At this point, I want to remind you the phrase – correlation is not causation. The machine can find connections between certain behaviors, but it doesn’t mean that behavior A is causing outcome B. Only after millions of iterations and testings can the machine turn a correlation into causation.
Note the target or goal. The algorithm doesn’t wake up one day and decide what your app should do. That’s determined by the system’s creator – calculating ride times, designing an optimal path between points A and B, etc. You and I, the system’s creators, define the goal.
Google’s goal is for users to make a purchase, and everything eventually comes down to that, because Google is – first and foremost – an advertising system.

By the way, the definition of an optimal route is also human-made. The machine doesn’t know what optimal is. It’s just a word. That’s why we have to help it by telling it that optimal means minimum time, few stops, few traffic lights, etc. In short, the goal is determined by the person, not the machine. The machine only pursues the goal that was set for it.

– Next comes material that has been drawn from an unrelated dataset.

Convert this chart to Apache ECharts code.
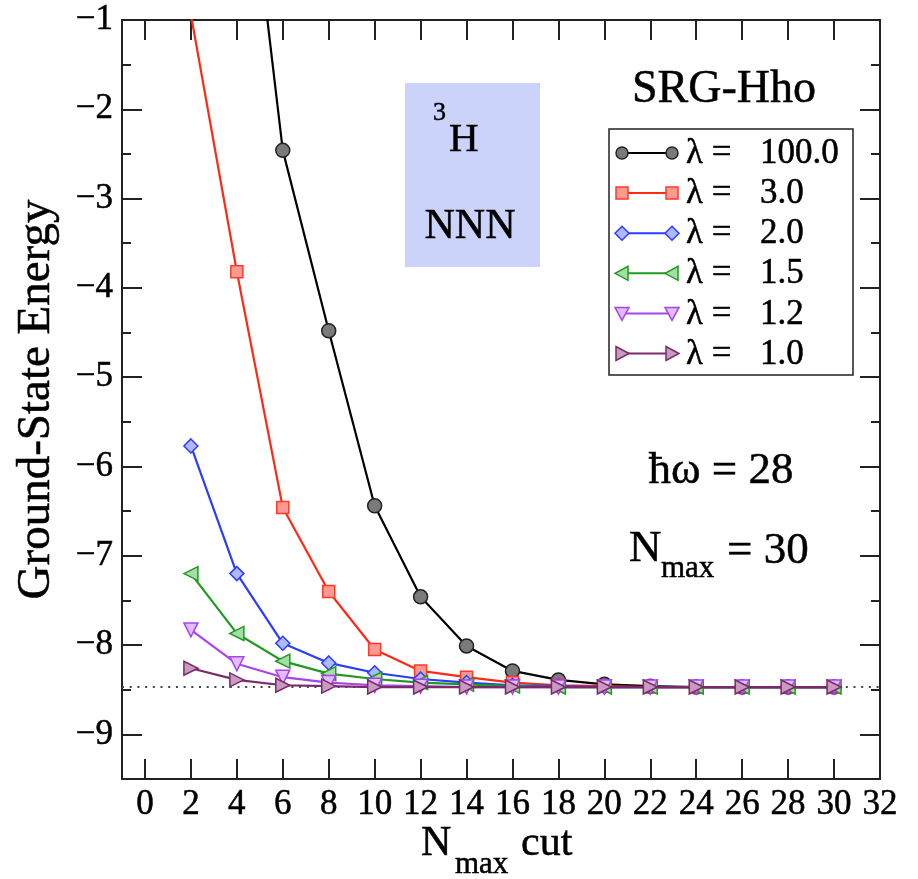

Another example, though not as great: Netflix’s recommendation engine. For each movie, someone uploaded into the system its duration, genre, sub-genre, cast, year of production, and dozens of other parameters. The ML mechanism is supposed to take all of this information, combine it with your viewing habits, and knows how to recommend movies accordingly. But, that doesn’t always work, and Netflix’s recommendation system is considered a flop in industry terms.
If I watched Back to the Future 1 and 2, recommending number 3 is a no-brainer. I don’t need a complicated algorithm for that. This is an excellent example of an ML that could have been fantastic but simply doesn’t work well (if at all).

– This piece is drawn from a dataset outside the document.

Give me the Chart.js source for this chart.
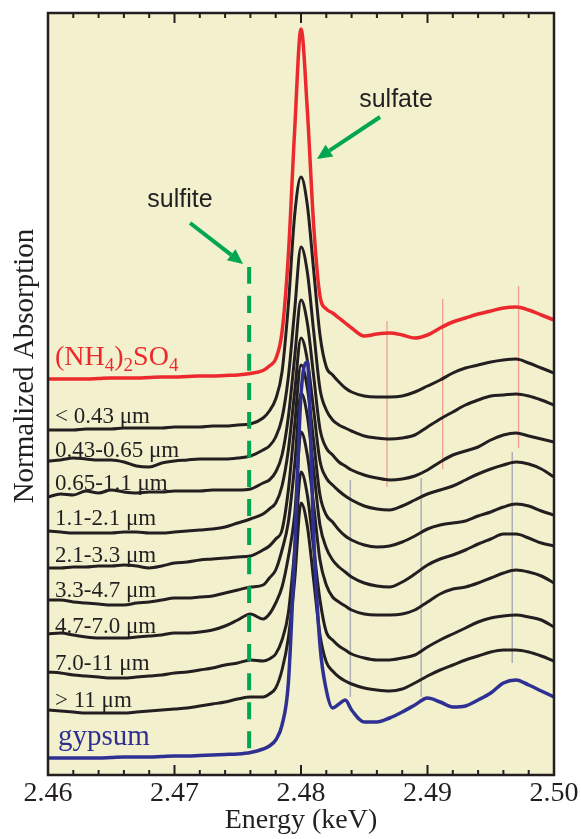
<!DOCTYPE html>
<html>
<head>
<meta charset="utf-8">
<title>Sulfur XANES by particle size</title>
<script src="https://cdn.jsdelivr.net/npm/chart.js@4.4.0/dist/chart.umd.min.js"></script>
<style>
  html, body { margin: 0; padding: 0; background: #fff; }
  canvas { display: block; }
</style>
</head>
<body>
<canvas id="chart" width="581" height="839"></canvas>
<script>
// energy grid (keV), denser around the white line
var energy = [2.460, 2.461, 2.462, 2.463, 2.464, 2.465, 2.466, 2.467, 2.468, 2.469,
  2.470, 2.471, 2.472, 2.473, 2.474, 2.475, 2.476, 2.477, 2.4775, 2.478,
  2.4785, 2.479, 2.4795, 2.480, 2.4805, 2.481, 2.4815, 2.482, 2.4825, 2.483,
  2.4835, 2.484, 2.485, 2.486, 2.487, 2.488, 2.489, 2.490, 2.491, 2.492,
  2.493, 2.494, 2.495, 2.496, 2.497, 2.498, 2.499, 2.500];

// normalized absorption, stacked with offsets (a.u.)
var ammSulfate = [3.96, 3.96, 3.96, 3.96, 3.965, 3.97, 3.97, 3.97, 3.975, 3.98,
  3.98, 3.985, 3.99, 3.99, 3.995, 4.00, 4.015, 4.045, 4.09, 4.16,
  4.43, 5.20, 6.45, 7.46, 6.65, 5.50, 4.79, 4.66, 4.62, 4.57,
  4.52, 4.47, 4.39, 4.41, 4.42, 4.40, 4.37, 4.40, 4.47, 4.53,
  4.57, 4.61, 4.64, 4.67, 4.68, 4.65, 4.60, 4.55];
var s043 = [3.45, 3.45, 3.45, 3.46, 3.46, 3.46, 3.47, 3.47, 3.47, 3.47,
  3.48, 3.48, 3.48, 3.49, 3.49, 3.50, 3.51, 3.57, 3.64, 3.76,
  4.03, 4.70, 5.60, 5.98, 5.70, 5.05, 4.40, 4.08, 4.00, 3.93,
  3.87, 3.83, 3.79, 3.78, 3.78, 3.79, 3.83, 3.89, 3.95, 4.02,
  4.07, 4.10, 4.13, 4.15, 4.16, 4.12, 4.07, 4.02];
var s043065 = [3.14, 3.15, 3.17, 3.16, 3.15, 3.15, 3.13, 3.09, 3.08, 3.12,
  3.14, 3.15, 3.16, 3.16, 3.16, 3.17, 3.19, 3.25, 3.29, 3.38,
  3.57, 3.98, 4.65, 5.28, 5.03, 4.44, 3.86, 3.65, 3.55, 3.50,
  3.47, 3.44, 3.39, 3.37, 3.36, 3.37, 3.40, 3.48, 3.56, 3.63,
  3.70, 3.75, 3.79, 3.80, 3.81, 3.79, 3.75, 3.70];
var s06511 = [2.78, 2.81, 2.80, 2.84, 2.82, 2.85, 2.83, 2.82, 2.83, 2.83,
  2.84, 2.84, 2.84, 2.85, 2.85, 2.85, 2.86, 2.92, 2.95, 3.03,
  3.20, 3.58, 4.18, 4.75, 4.52, 3.99, 3.46, 3.27, 3.20, 3.13,
  3.09, 3.05, 3.00, 2.97, 2.95, 2.96, 2.99, 3.05, 3.13, 3.20,
  3.24, 3.28, 3.35, 3.40, 3.42, 3.39, 3.36, 3.33];
var s1121 = [2.44, 2.43, 2.42, 2.42, 2.42, 2.42, 2.43, 2.43, 2.42, 2.42,
  2.43, 2.44, 2.45, 2.46, 2.48, 2.52, 2.56, 2.61, 2.66, 2.72,
  2.89, 3.25, 3.83, 4.37, 4.15, 3.65, 3.14, 2.97, 2.90, 2.84,
  2.79, 2.75, 2.69, 2.66, 2.65, 2.69, 2.75, 2.81, 2.85, 2.89,
  2.95, 3.01, 3.06, 3.10, 3.13, 3.11, 3.06, 2.98];
var s2133 = [2.07, 2.07, 2.08, 2.08, 2.09, 2.09, 2.10, 2.09, 2.07, 2.09,
  2.12, 2.13, 2.15, 2.16, 2.17, 2.18, 2.19, 2.25, 2.29, 2.36,
  2.45, 2.85, 3.50, 4.10, 3.87, 3.34, 2.80, 2.60, 2.53, 2.45,
  2.39, 2.35, 2.30, 2.28, 2.29, 2.33, 2.39, 2.46, 2.50, 2.52,
  2.54, 2.59, 2.63, 2.68, 2.71, 2.69, 2.64, 2.60];
var s3347 = [1.75, 1.75, 1.73, 1.72, 1.71, 1.70, 1.70, 1.72, 1.73, 1.75,
  1.77, 1.77, 1.78, 1.79, 1.82, 1.85, 1.88, 1.90, 1.97, 2.05,
  2.25, 2.53, 3.10, 3.82, 3.59, 3.05, 2.50, 2.27, 2.15, 2.08,
  2.03, 1.98, 1.92, 1.89, 1.88, 1.93, 2.01, 2.10, 2.16, 2.20,
  2.25, 2.31, 2.36, 2.41, 2.41, 2.37, 2.32, 2.29];
var s4770 = [1.41, 1.42, 1.40, 1.38, 1.37, 1.37, 1.37, 1.38, 1.39, 1.40,
  1.42, 1.42, 1.43, 1.45, 1.49, 1.55, 1.61, 1.56, 1.61, 1.72,
  1.88, 2.18, 2.60, 3.43, 3.20, 2.70, 2.15, 1.90, 1.78, 1.73,
  1.69, 1.65, 1.61, 1.60, 1.60, 1.61, 1.65, 1.73, 1.81, 1.86,
  1.88, 1.92, 1.97, 2.02, 2.05, 2.03, 1.99, 1.92];
var s7011 = [1.03, 1.02, 1.00, 0.99, 0.98, 0.97, 0.97, 0.98, 0.99, 1.00,
  1.02, 1.03, 1.05, 1.07, 1.10, 1.12, 1.15, 1.14, 1.16, 1.21,
  1.35, 1.62, 2.25, 3.03, 2.80, 2.27, 1.75, 1.43, 1.35, 1.29,
  1.25, 1.21, 1.17, 1.15, 1.15, 1.17, 1.20, 1.28, 1.35, 1.41,
  1.47, 1.53, 1.57, 1.59, 1.60, 1.58, 1.55, 1.48];
var s11 = [0.65, 0.64, 0.63, 0.62, 0.62, 0.62, 0.62, 0.63, 0.64, 0.65,
  0.66, 0.67, 0.69, 0.71, 0.73, 0.76, 0.78, 0.78, 0.81, 0.87,
  1.05, 1.37, 1.95, 2.72, 2.49, 1.95, 1.40, 1.13, 1.04, 0.98,
  0.94, 0.91, 0.87, 0.85, 0.84, 0.86, 0.92, 0.99, 1.05, 1.10,
  1.15, 1.19, 1.23, 1.25, 1.25, 1.23, 1.19, 1.14];
var gypsum = [0.17, 0.17, 0.17, 0.17, 0.17, 0.175, 0.18, 0.18, 0.18, 0.185,
  0.19, 0.19, 0.195, 0.20, 0.205, 0.21, 0.225, 0.26, 0.29, 0.35,
  0.50, 0.92, 2.25, 3.80, 4.13, 2.40, 1.30, 0.85, 0.67, 0.71,
  0.75, 0.65, 0.53, 0.53, 0.57, 0.63, 0.70, 0.77, 0.73, 0.68,
  0.69, 0.75, 0.82, 0.92, 0.95, 0.90, 0.84, 0.78];

var sizeSeries = [s043, s043065, s06511, s1121, s2133, s3347, s4770, s7011, s11];
var sizeLabels = ['< 0.43 \u03bcm', '0.43-0.65 \u03bcm', '0.65-1.1 \u03bcm', '1.1-2.1 \u03bcm',
  '2.1-3.3 \u03bcm', '3.3-4.7 \u03bcm', '4.7-7.0 \u03bcm', '7.0-11 \u03bcm', '> 11 \u03bcm'];
var sizeLabelY = [3.52, 3.18, 2.85, 2.50, 2.13, 1.78, 1.42, 1.05, 0.68];

// sulfite marker and the thin feature lines (keV; from/to in a.u.)
var sulfiteE = 2.4759, sulfiteY = [5.08, 0.20];
var sulfateLines = [[2.4868, 4.54, 2.88], [2.4912, 4.76, 3.06], [2.4972, 4.89, 3.27]];
var gypsumLines = [[2.4839, 2.95, 0.78], [2.4895, 2.97, 0.78], [2.4967, 3.23, 1.12]];
var tickLabels = [2.46, 2.47, 2.48, 2.49, 2.50];

var BLACK = '#231f20', RED = '#ec2a2d', BLUE = '#2e3192', GREEN = '#00a651';
var SERIF = '"Liberation Serif", "Times New Roman", serif';
var SANS = '"Liberation Sans", Arial, sans-serif';

function pts(ys) {
  return energy.map(function (e, i) { return { x: e, y: ys[i] }; });
}

var datasets = [];
datasets.push({ data: [{ x: sulfiteE, y: sulfiteY[0] }, { x: sulfiteE, y: sulfiteY[1] }],
  borderColor: GREEN, borderWidth: 4, borderDash: [17, 12], borderCapStyle: 'butt' });
datasets.push({ data: pts(gypsum), borderColor: BLUE, borderWidth: 3.5 });
datasets.push({ data: pts(ammSulfate), borderColor: RED, borderWidth: 3.5 });
sizeSeries.forEach(function (s) {
  datasets.push({ data: pts(s), borderColor: BLACK, borderWidth: 3 });
});
sulfateLines.forEach(function (l) {
  datasets.push({ data: [{ x: l[0], y: l[1] }, { x: l[0], y: l[2] }],
    borderColor: 'rgba(236,42,45,0.4)', borderWidth: 1.3 });
});
gypsumLines.forEach(function (l) {
  datasets.push({ data: [{ x: l[0], y: l[1] }, { x: l[0], y: l[2] }],
    borderColor: 'rgba(90,100,150,0.45)', borderWidth: 1.5 });
});
datasets.forEach(function (d) {
  d.pointRadius = 0;
  d.fill = false;
  d.cubicInterpolationMode = 'monotone';
});

function arrow(c, x1, y1, x2, y2) {
  var ang = Math.atan2(y2 - y1, x2 - x1), len = 15, w = 7;
  var bx = x2 - len * Math.cos(ang), by = y2 - len * Math.sin(ang);
  c.beginPath();
  c.moveTo(x1, y1);
  c.lineTo(bx, by);
  c.stroke();
  c.beginPath();
  c.moveTo(x2, y2);
  c.lineTo(bx + w * Math.sin(ang), by - w * Math.cos(ang));
  c.lineTo(bx - w * Math.sin(ang), by + w * Math.cos(ang));
  c.closePath();
  c.fill();
}

var decor = {
  id: 'decor',
  beforeDatasetsDraw: function (chart) {
    var a = chart.chartArea, c = chart.ctx;
    c.save();
    c.fillStyle = '#f2f0cd';
    c.fillRect(a.left, a.top, a.right - a.left, a.bottom - a.top);
    c.restore();
  },
  afterDatasetsDraw: function (chart) {
    var a = chart.chartArea, c = chart.ctx;
    var xs = chart.scales.x, ys = chart.scales.y;
    c.save();
    // frame and inward ticks
    c.strokeStyle = BLACK;
    c.lineWidth = 2.5;
    c.strokeRect(a.left, a.top, a.right - a.left, a.bottom - a.top);
    c.lineWidth = 2;
    for (var i = 0; i <= 20; i++) {
      var px = xs.getPixelForValue(2.46 + i * 0.002);
      var tl = i % 5 === 0 ? 10 : 5;
      c.beginPath();
      c.moveTo(px, a.bottom); c.lineTo(px, a.bottom - tl);
      c.moveTo(px, a.top); c.lineTo(px, a.top + tl);
      c.stroke();
    }
    // arrows
    c.strokeStyle = GREEN; c.fillStyle = GREEN; c.lineWidth = 4;
    arrow(c, xs.getPixelForValue(2.47123), ys.getPixelForValue(5.52),
      xs.getPixelForValue(2.47542), ys.getPixelForValue(5.11));
    arrow(c, xs.getPixelForValue(2.48625), ys.getPixelForValue(6.58),
      xs.getPixelForValue(2.48126), ys.getPixelForValue(6.16));
    c.fillStyle = BLACK;
    c.font = '25px ' + SANS;
    c.textAlign = 'center';
    c.textBaseline = 'alphabetic';
    c.fillText('sulfite', xs.getPixelForValue(2.47043), ys.getPixelForValue(5.68));
    c.fillText('sulfate', xs.getPixelForValue(2.48751), ys.getPixelForValue(6.68));
    // curve labels
    c.textAlign = 'left';
    c.font = '23px ' + SERIF;
    sizeLabels.forEach(function (t, k) {
      c.fillText(t, a.left + 7, ys.getPixelForValue(sizeLabelY[k]));
    });
    c.fillStyle = BLUE;
    c.font = '29px ' + SERIF;
    c.fillText('gypsum', a.left + 10, ys.getPixelForValue(0.30));
    c.fillStyle = RED;
    var x0 = a.left + 7, yb = ys.getPixelForValue(4.10);
    var parts = [['(NH', 0], ['4', 1], [')', 0], ['2', 1], ['SO', 0], ['4', 1]];
    parts.forEach(function (p) {
      c.font = (p[1] ? '19px ' : '28px ') + SERIF;
      c.fillText(p[0], x0, yb + (p[1] ? 6 : 0));
      x0 += c.measureText(p[0]).width;
    });
    // y title
    c.fillStyle = BLACK;
    c.font = '29px ' + SERIF;
    c.textAlign = 'center';
    c.translate(33, ys.getPixelForValue(4.09));
    c.rotate(-Math.PI / 2);
    c.fillText('Normalized Absorption', 0, 0);
    c.restore();
  }
};

new Chart(document.getElementById('chart').getContext('2d'), {
  type: 'line',
  data: { datasets: datasets },
  options: {
    responsive: false,
    animation: false,
    events: [],
    layout: { padding: { left: 48, top: 13, right: 27, bottom: 0 } },
    plugins: { legend: { display: false }, tooltip: { enabled: false } },
    scales: {
      x: {
        type: 'linear', min: 2.46, max: 2.50,
        grid: { display: false, drawTicks: false },
        border: { display: false },
        afterBuildTicks: function (s) { s.ticks = tickLabels.map(function (v) { return { value: v }; }); },
        afterFit: function (s) { s.height = 64; },
        ticks: {
          padding: 2, color: BLACK, maxRotation: 0,
          font: { family: SERIF, size: 28 },
          callback: function (v) { return v.toFixed(2); }
        },
        title: {
          display: true, text: 'Energy (keV)', color: BLACK,
          font: { family: SERIF, size: 28 }, padding: { top: 0, bottom: 2 }
        }
      },
      y: { display: false, min: 0, max: 7.62 }
    }
  },
  plugins: [decor]
});
</script>
</body>
</html>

Let’s sum up: ML has two challenges – coping with masses of data and prediction. As far as the latter goes, Netflix is floundering. I think Spotify does an excellent job of handling these two challenges, and successfully tailors new materials that fit my taste out of a selection of over 50,000,000 pieces.

Some ML mechanisms are based on organized and labeled data like in Netflix, with all of the features of the movies as well as those of the viewers (nation, age, time of viewing, etc.). Still, there are also ML mechanisms with a bit more leeway that are based on incomplete information (we know everything about the movies, but nothing about you).

The others don’t necessarily try to build a recommendation engine, but rather try to find data patterns, deviations, etc.
So this complex called ML is made up of different algorithms that are adept at text analysis, others that focus on audio processing, those that analyze browsing history, or use the web page you are browsing to determine the site’s category and subject.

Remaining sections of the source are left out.